Task requirements - Among the lines below, count those with "that". Give the total alone.

Available records -

———

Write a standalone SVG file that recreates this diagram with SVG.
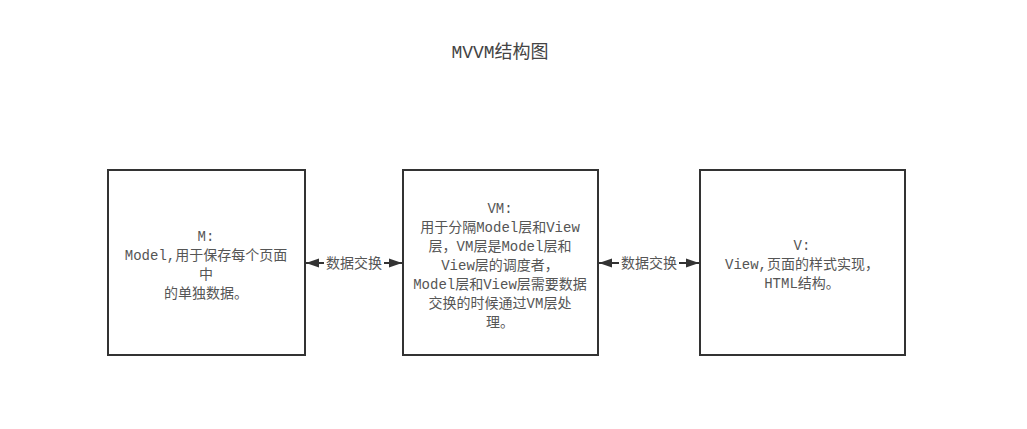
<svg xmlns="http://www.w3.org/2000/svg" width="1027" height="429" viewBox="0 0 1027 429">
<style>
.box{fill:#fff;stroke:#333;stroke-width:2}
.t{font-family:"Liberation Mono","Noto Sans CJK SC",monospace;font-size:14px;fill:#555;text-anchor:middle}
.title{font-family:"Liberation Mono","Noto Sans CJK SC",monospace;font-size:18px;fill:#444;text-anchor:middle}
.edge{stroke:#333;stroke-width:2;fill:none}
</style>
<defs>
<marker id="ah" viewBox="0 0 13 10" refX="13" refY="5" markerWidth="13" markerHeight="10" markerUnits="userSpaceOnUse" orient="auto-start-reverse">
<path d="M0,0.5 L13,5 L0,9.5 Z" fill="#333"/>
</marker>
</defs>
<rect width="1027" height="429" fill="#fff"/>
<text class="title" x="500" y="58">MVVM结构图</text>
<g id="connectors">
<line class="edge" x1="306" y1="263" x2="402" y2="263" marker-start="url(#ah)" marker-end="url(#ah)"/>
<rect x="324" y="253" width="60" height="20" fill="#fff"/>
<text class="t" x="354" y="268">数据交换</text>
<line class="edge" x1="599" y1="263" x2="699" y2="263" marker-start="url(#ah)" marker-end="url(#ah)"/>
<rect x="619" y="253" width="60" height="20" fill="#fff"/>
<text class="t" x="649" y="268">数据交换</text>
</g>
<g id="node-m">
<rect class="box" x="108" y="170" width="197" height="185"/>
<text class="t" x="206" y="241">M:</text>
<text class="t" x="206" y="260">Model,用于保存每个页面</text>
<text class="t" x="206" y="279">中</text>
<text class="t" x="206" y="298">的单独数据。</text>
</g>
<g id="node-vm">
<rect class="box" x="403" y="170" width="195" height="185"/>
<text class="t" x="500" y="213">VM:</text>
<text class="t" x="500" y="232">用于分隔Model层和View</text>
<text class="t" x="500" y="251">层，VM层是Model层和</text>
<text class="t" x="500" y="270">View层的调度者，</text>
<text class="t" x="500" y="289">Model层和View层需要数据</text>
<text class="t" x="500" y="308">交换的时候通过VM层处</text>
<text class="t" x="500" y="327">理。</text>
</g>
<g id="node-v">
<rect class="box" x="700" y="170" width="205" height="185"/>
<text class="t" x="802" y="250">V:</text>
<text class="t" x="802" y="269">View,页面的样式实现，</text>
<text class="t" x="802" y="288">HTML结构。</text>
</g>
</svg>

———

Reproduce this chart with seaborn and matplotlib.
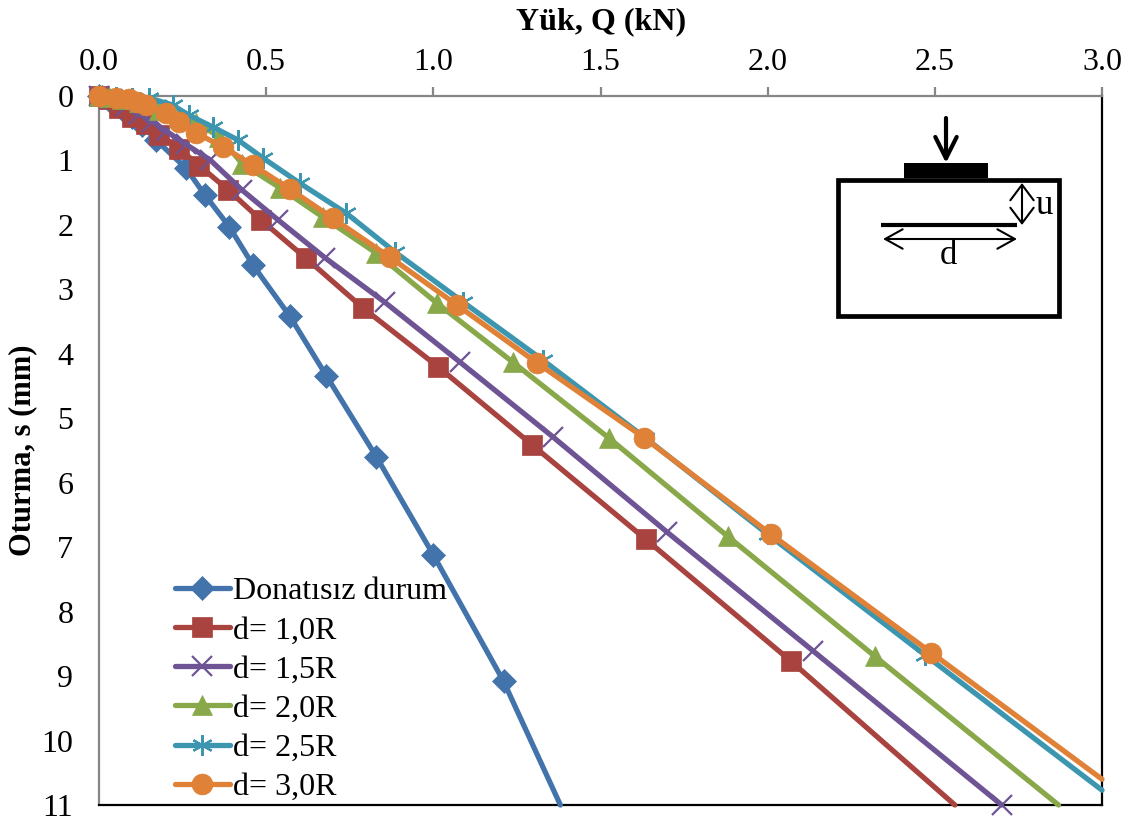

———

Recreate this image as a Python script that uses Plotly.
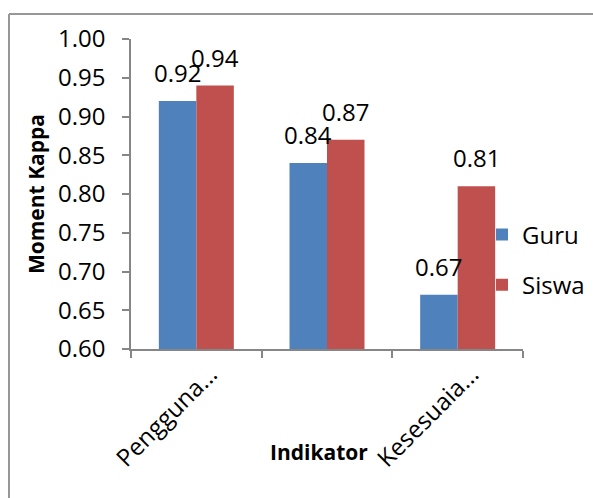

———

Result for this task - 2